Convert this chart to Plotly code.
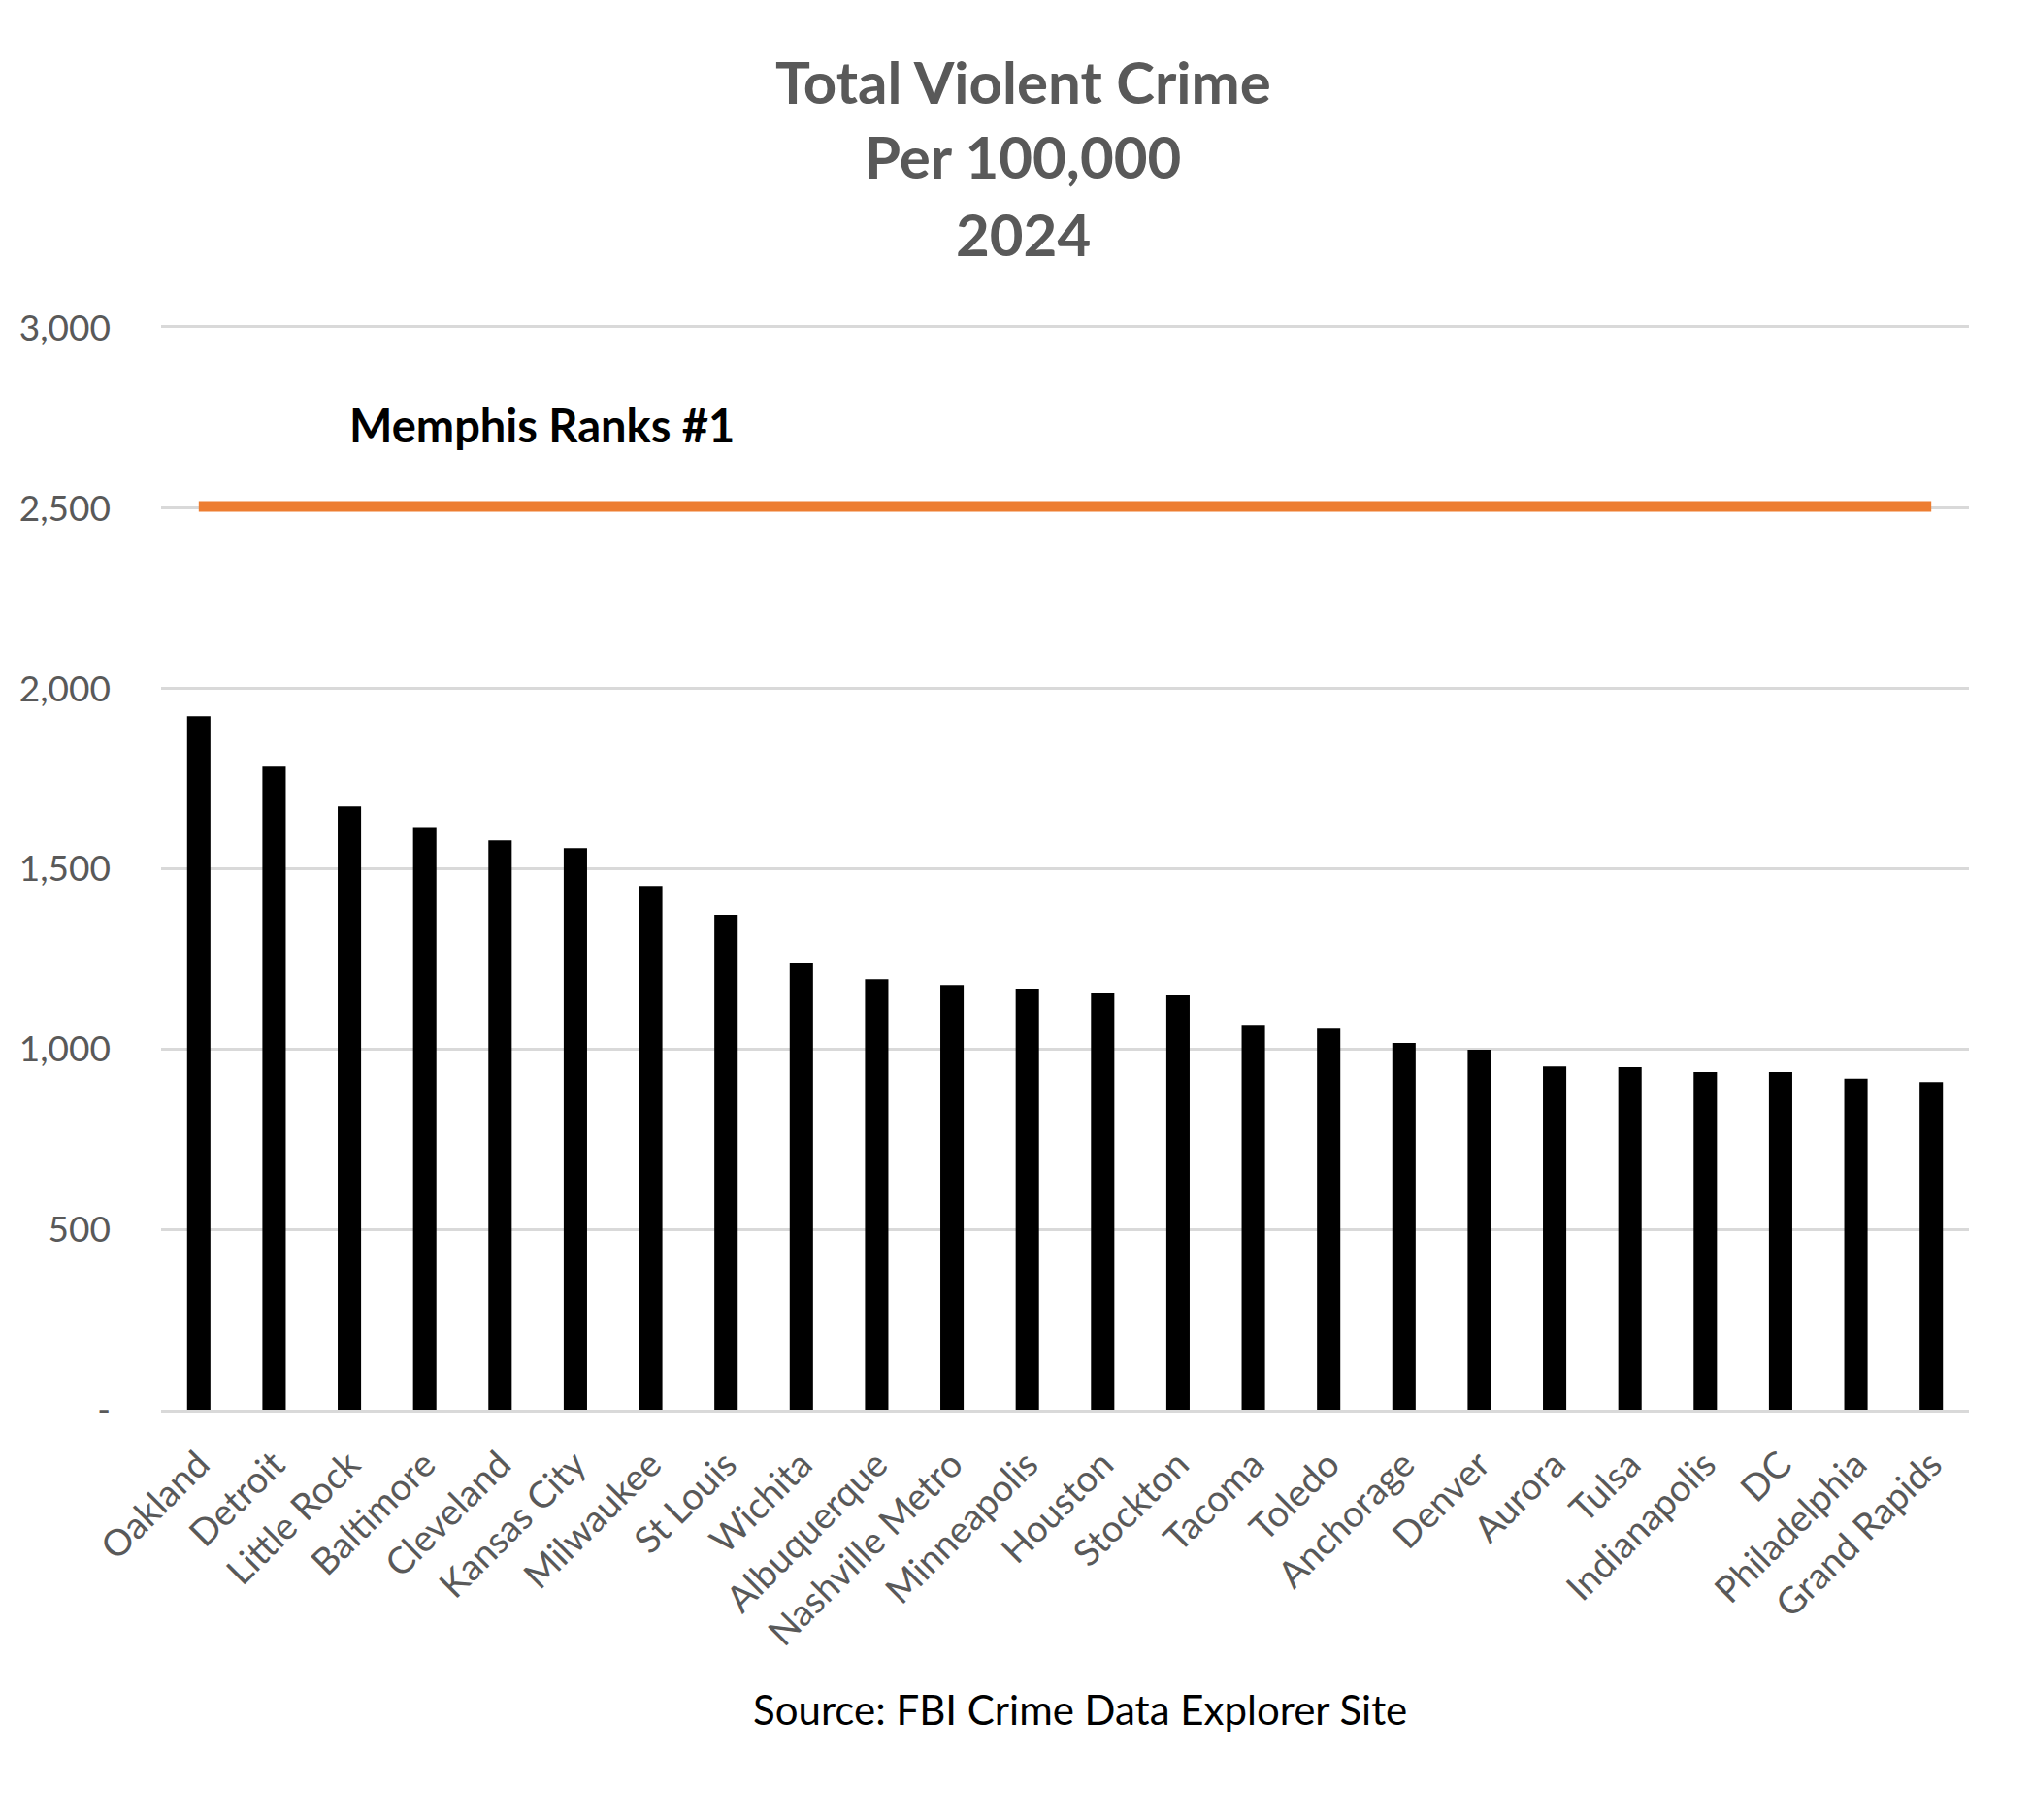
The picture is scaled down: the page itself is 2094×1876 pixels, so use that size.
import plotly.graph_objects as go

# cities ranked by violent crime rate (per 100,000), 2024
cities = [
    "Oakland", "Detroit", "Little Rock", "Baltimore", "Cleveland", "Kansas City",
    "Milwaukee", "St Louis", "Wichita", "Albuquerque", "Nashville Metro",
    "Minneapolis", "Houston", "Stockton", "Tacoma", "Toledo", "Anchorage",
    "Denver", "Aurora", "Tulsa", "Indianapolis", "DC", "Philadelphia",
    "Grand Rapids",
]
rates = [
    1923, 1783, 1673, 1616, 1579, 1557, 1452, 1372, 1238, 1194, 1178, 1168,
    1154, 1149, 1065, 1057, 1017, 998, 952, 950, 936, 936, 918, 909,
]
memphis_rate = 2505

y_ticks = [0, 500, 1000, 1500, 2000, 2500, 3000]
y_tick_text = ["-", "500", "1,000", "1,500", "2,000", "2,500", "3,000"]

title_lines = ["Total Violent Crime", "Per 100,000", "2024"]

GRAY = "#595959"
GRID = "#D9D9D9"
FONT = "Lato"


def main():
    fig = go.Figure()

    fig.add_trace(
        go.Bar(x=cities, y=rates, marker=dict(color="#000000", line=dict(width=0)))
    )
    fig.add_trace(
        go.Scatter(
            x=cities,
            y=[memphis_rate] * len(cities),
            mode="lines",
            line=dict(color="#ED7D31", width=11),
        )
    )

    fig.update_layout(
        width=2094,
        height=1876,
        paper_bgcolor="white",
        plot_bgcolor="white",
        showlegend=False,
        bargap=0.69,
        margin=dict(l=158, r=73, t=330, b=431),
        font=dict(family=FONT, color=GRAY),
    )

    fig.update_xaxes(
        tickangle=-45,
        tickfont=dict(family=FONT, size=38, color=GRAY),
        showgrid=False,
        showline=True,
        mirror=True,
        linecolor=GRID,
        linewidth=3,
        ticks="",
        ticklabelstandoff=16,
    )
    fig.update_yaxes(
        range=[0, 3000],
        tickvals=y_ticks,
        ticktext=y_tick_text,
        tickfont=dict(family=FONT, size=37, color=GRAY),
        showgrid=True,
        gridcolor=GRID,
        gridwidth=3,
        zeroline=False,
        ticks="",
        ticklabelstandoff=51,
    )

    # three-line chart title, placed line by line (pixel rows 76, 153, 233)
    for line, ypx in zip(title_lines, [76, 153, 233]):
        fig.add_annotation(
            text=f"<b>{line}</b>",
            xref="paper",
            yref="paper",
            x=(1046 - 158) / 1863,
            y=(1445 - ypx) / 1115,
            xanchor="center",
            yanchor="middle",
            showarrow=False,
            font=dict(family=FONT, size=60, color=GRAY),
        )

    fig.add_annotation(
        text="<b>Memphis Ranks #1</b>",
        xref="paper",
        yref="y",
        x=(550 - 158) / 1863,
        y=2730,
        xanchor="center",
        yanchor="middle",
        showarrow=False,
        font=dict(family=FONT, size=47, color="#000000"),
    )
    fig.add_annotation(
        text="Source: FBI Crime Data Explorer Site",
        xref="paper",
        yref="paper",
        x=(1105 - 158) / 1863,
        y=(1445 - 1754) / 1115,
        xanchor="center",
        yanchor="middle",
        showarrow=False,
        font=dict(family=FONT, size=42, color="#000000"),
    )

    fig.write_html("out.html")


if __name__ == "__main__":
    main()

★ ★ ★

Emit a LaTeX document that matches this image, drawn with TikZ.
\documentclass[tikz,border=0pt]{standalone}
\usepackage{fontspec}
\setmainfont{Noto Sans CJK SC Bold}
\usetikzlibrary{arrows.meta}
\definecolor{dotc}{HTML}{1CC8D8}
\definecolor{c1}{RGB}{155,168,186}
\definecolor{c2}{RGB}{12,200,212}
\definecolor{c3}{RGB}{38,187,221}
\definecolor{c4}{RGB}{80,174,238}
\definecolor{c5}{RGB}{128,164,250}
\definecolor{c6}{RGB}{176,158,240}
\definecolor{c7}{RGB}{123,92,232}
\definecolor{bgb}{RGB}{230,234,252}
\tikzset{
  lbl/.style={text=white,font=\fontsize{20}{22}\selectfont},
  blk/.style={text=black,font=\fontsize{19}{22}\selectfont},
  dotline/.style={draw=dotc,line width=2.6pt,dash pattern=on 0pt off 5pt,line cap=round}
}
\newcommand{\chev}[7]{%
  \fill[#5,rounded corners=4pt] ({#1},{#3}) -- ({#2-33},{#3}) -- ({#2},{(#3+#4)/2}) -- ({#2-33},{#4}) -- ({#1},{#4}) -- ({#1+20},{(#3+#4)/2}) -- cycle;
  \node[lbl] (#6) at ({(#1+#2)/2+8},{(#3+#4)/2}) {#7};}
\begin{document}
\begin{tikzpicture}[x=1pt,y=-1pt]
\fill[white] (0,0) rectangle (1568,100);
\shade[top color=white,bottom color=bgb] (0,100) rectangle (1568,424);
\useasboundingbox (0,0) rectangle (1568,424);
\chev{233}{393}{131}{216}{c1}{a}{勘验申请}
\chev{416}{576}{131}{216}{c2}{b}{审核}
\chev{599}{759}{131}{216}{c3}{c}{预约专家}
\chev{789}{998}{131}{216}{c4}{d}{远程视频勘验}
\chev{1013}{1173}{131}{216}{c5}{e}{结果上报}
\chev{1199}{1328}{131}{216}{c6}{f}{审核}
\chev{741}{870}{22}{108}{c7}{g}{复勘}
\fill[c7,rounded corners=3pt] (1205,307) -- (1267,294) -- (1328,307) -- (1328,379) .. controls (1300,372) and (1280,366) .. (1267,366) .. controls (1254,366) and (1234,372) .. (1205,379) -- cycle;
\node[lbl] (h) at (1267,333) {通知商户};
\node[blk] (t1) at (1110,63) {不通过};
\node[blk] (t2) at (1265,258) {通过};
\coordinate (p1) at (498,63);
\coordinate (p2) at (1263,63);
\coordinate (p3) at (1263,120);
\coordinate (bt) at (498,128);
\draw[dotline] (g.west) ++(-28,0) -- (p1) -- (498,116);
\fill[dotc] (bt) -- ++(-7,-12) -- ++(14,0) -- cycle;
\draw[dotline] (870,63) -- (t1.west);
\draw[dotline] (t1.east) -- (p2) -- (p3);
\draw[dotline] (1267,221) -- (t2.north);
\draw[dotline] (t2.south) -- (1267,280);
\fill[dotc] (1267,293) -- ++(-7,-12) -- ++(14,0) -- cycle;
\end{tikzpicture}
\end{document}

★ ★ ★

**CHALLENGE:** Of the lines above, copy only those from the one holding "Convert this chart to Plotly code." to the one holding "import plotly.graph_objects as go", both included, and exclude every image.

**THE ANSWER:**
Convert this chart to Plotly code.
The picture is scaled down: the page itself is 2094×1876 pixels, so use that size.
import plotly.graph_objects as go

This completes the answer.